▶ [What you should do]:
Return each line of the listing below, unchanged, and omit the images.

▶ [Source records]:
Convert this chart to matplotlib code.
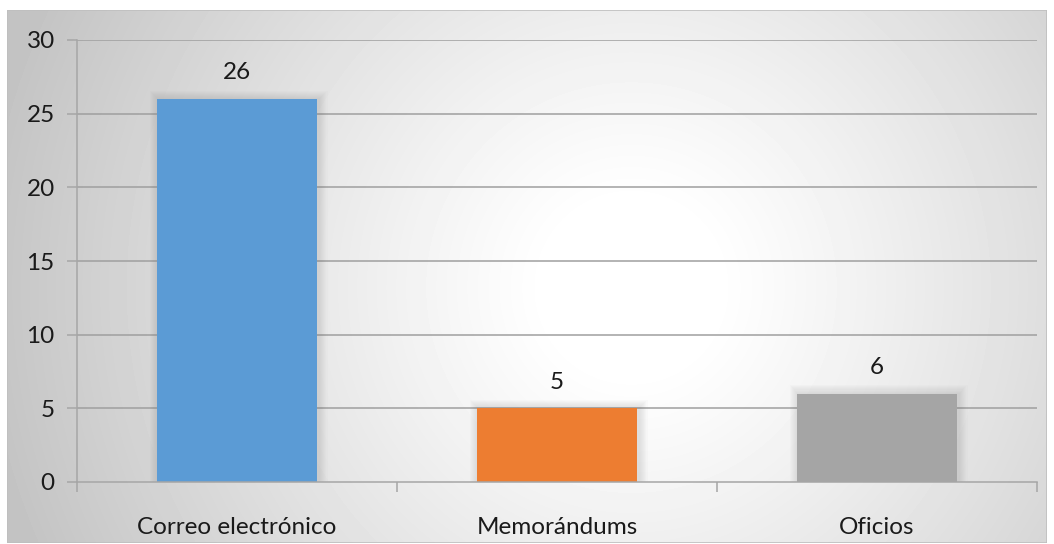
import numpy as np
import matplotlib
matplotlib.use("Agg")
import matplotlib.pyplot as plt
from matplotlib.patches import Rectangle

categories = ["Correo electrónico", "Memorándums", "Oficios"]
values = [26, 5, 6]
colors = ["#5b9bd5", "#ed7d31", "#a5a5a5"]
yticks = [0, 5, 10, 15, 20, 25, 30]

W, H = 1054, 544
fig = plt.figure(figsize=(W / 100, H / 100), dpi=100)
fig.patch.set_facecolor("white")

# chart area with radial gradient background
bx0, by0, bx1, by1 = 7, 10, 1047, 543
bw_px, bh_px = bx1 - bx0, by1 - by0
bg = fig.add_axes([bx0 / W, 1 - by1 / H, bw_px / W, bh_px / H])
bg.set_axis_off()
yy, xx = np.mgrid[0:bh_px, 0:bw_px]
cx, cy = 0.60 * bw_px, 0.52 * bh_px
r = np.sqrt(((xx - cx) / bw_px) ** 2 + ((yy - cy) / bw_px * 1.0) ** 2)
r = np.clip((r - 0.08) / 0.55, 0, 1)
shade = 1.0 - 0.235 * r ** 1.1
bg.imshow(shade, cmap="gray", vmin=0, vmax=1, aspect="auto",
          extent=[0, 1, 0, 1], interpolation="bicubic")
bg.set_xlim(0, 1)
bg.set_ylim(0, 1)
bg.add_patch(Rectangle((0, 0), 1, 1, fill=False, edgecolor="#bfbfbf",
                       lw=1.2, transform=bg.transAxes))

# plot area
ax_l, ax_r, ax_t, ax_b = 77, 1037, 40, 482
ax = fig.add_axes([ax_l / W, 1 - ax_b / H, (ax_r - ax_l) / W, (ax_b - ax_t) / H])
ax.patch.set_alpha(0)
x = np.arange(len(categories))
ax.set_xlim(-0.5, len(categories) - 0.5)
ax.set_ylim(0, 30)

for yv in yticks[1:]:
    ax.axhline(yv, color="#9f9f9f", lw=1.1, zorder=1)

# soft shadows behind bars
bw = 0.5
for xi, v in zip(x, values):
    for k in range(8):
        pad_x = 0.0035 * (k + 1)
        pad_y = 0.07 * (k + 1)
        ax.add_patch(Rectangle((xi - bw / 2 - pad_x + 0.005, -0.1),
                               bw + 2 * pad_x, v + pad_y + 0.1,
                               facecolor="#808080", edgecolor="none",
                               alpha=0.028, zorder=1.5))

ax.bar(x, values, width=bw, color=colors, zorder=2)

font = dict(fontsize=17.5, family="Lato", color="#1a1a1a")
for xi, v in zip(x, values):
    ax.text(xi, v + 1.05, str(v), ha="center", va="bottom", **font)

ax.set_yticks(yticks)
ax.set_yticklabels([str(t) for t in yticks], **font)
ax.set_xticks(x)
ax.set_xticklabels(categories, **font)
ax.set_xticks(np.arange(-0.5, len(categories)), minor=True)
ax.tick_params(axis="x", which="major", length=0, pad=25)
ax.tick_params(axis="x", which="minor", length=7, color="#a6a6a6", width=1.1)
ax.tick_params(axis="y", length=7, color="#a6a6a6", width=1.1, pad=9)

for s in ["top", "right"]:
    ax.spines[s].set_visible(False)
for s in ["left", "bottom"]:
    ax.spines[s].set_color("#a6a6a6")
    ax.spines[s].set_linewidth(1.1)

fig.savefig("out.png", dpi=100)
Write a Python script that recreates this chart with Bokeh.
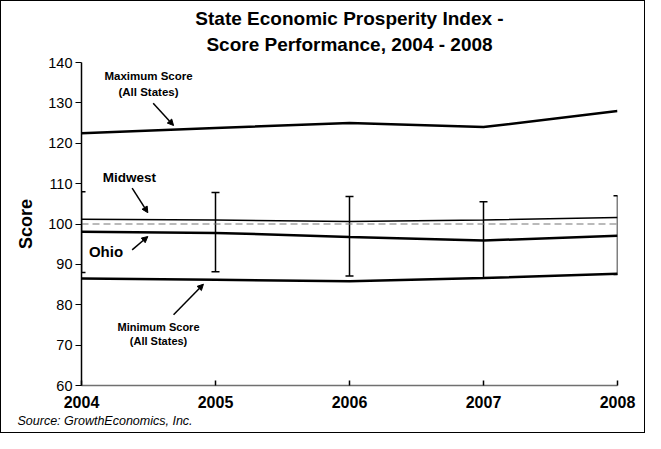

▶ [Correct output]:
Convert this chart to matplotlib code.
import numpy as np
import matplotlib
matplotlib.use("Agg")
import matplotlib.pyplot as plt
from matplotlib.patches import Rectangle

categories = ["Correo electrónico", "Memorándums", "Oficios"]
values = [26, 5, 6]
colors = ["#5b9bd5", "#ed7d31", "#a5a5a5"]
yticks = [0, 5, 10, 15, 20, 25, 30]

W, H = 1054, 544
fig = plt.figure(figsize=(W / 100, H / 100), dpi=100)
fig.patch.set_facecolor("white")

# chart area with radial gradient background
bx0, by0, bx1, by1 = 7, 10, 1047, 543
bw_px, bh_px = bx1 - bx0, by1 - by0
bg = fig.add_axes([bx0 / W, 1 - by1 / H, bw_px / W, bh_px / H])
bg.set_axis_off()
yy, xx = np.mgrid[0:bh_px, 0:bw_px]
cx, cy = 0.60 * bw_px, 0.52 * bh_px
r = np.sqrt(((xx - cx) / bw_px) ** 2 + ((yy - cy) / bw_px * 1.0) ** 2)
r = np.clip((r - 0.08) / 0.55, 0, 1)
shade = 1.0 - 0.235 * r ** 1.1
bg.imshow(shade, cmap="gray", vmin=0, vmax=1, aspect="auto",
          extent=[0, 1, 0, 1], interpolation="bicubic")
bg.set_xlim(0, 1)
bg.set_ylim(0, 1)
bg.add_patch(Rectangle((0, 0), 1, 1, fill=False, edgecolor="#bfbfbf",
                       lw=1.2, transform=bg.transAxes))

# plot area
ax_l, ax_r, ax_t, ax_b = 77, 1037, 40, 482
ax = fig.add_axes([ax_l / W, 1 - ax_b / H, (ax_r - ax_l) / W, (ax_b - ax_t) / H])
ax.patch.set_alpha(0)
x = np.arange(len(categories))
ax.set_xlim(-0.5, len(categories) - 0.5)
ax.set_ylim(0, 30)

for yv in yticks[1:]:
    ax.axhline(yv, color="#9f9f9f", lw=1.1, zorder=1)

# soft shadows behind bars
bw = 0.5
for xi, v in zip(x, values):
    for k in range(8):
        pad_x = 0.0035 * (k + 1)
        pad_y = 0.07 * (k + 1)
        ax.add_patch(Rectangle((xi - bw / 2 - pad_x + 0.005, -0.1),
                               bw + 2 * pad_x, v + pad_y + 0.1,
                               facecolor="#808080", edgecolor="none",
                               alpha=0.028, zorder=1.5))

ax.bar(x, values, width=bw, color=colors, zorder=2)

font = dict(fontsize=17.5, family="Lato", color="#1a1a1a")
for xi, v in zip(x, values):
    ax.text(xi, v + 1.05, str(v), ha="center", va="bottom", **font)

ax.set_yticks(yticks)
ax.set_yticklabels([str(t) for t in yticks], **font)
ax.set_xticks(x)
ax.set_xticklabels(categories, **font)
ax.set_xticks(np.arange(-0.5, len(categories)), minor=True)
ax.tick_params(axis="x", which="major", length=0, pad=25)
ax.tick_params(axis="x", which="minor", length=7, color="#a6a6a6", width=1.1)
ax.tick_params(axis="y", length=7, color="#a6a6a6", width=1.1, pad=9)

for s in ["top", "right"]:
    ax.spines[s].set_visible(False)
for s in ["left", "bottom"]:
    ax.spines[s].set_color("#a6a6a6")
    ax.spines[s].set_linewidth(1.1)

fig.savefig("out.png", dpi=100)
Write a Python script that recreates this chart with Bokeh.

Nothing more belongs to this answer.